Other Globes: Past and Peripheral Imaginations of the Global

Other Globes: Past and Peripheral Imaginations of the Global

The Amsterdam Centre for Globalisation Studies is hosting a special conference entitled Other Globes: Past and Peripheral Imaginations of the Global.

University of Amsterdam
4-5 July 2017

 

Here’s the abstract of my talk:

Globalization in cylinders: Auditioning the early global acoustic epistemology

Globalization is often constituted within an ocularcentric epistemology: cartographic representations and the reflexive understandings of spherical cosmic bodies. Cultural globalization, on the other hand, was understood through collective reading, argues Benedict Anderson, when the world was imagined as an inter-national community. However, how was globalization heard? How was globalization understood through listening beyond the musicological framework of European enlightenment? This paper will analyze early sound recording media from the Berlin Phonograph Archive and the Smithsonian Folkways as sonic archival corpus. This research inquires that if our translocal understandings of globalization transpired through the technologies that allowed their legibilities and through the mediating senses (eyes and ears) which are the bases of their ontologies, how did the emergence of sound recording technology propose early global acoustic epistemology?

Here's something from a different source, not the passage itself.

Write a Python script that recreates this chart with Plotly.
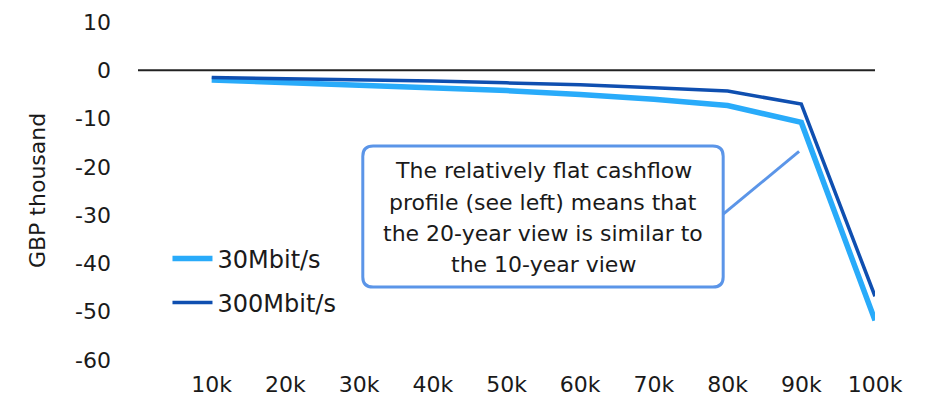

With the popularization and portability of the phonograph and gramophone in the early 20th century, European colonialists recorded musical and non-musical sound practices among the natives and tribal groups in the colonies. The recordings on wax and tin cylinders can be analyzed in two ways in their contexts within the early globalization of knowledge practices in the late 19th and early 20th century. On the one hand, they served as the basis for sonic understandings in the anthropological study of the colonial subjects, which formed early acoustic theories of race as a modernist category. On the other hand, they were sold commercially as ‘exotic’ musical recordings. Through these new technologies, musical practices that were un-encodable through European music notation bypassed the older technology of transcription, and could easily be re-played for ethno-musicological studies. Such cross-cultural ‘encounters’ of sound practices shifted the epistemology of music from a metaphorical system of sound organization towards the varieties of culturally-specific understandings and constitutions of sonic knowledges and practices.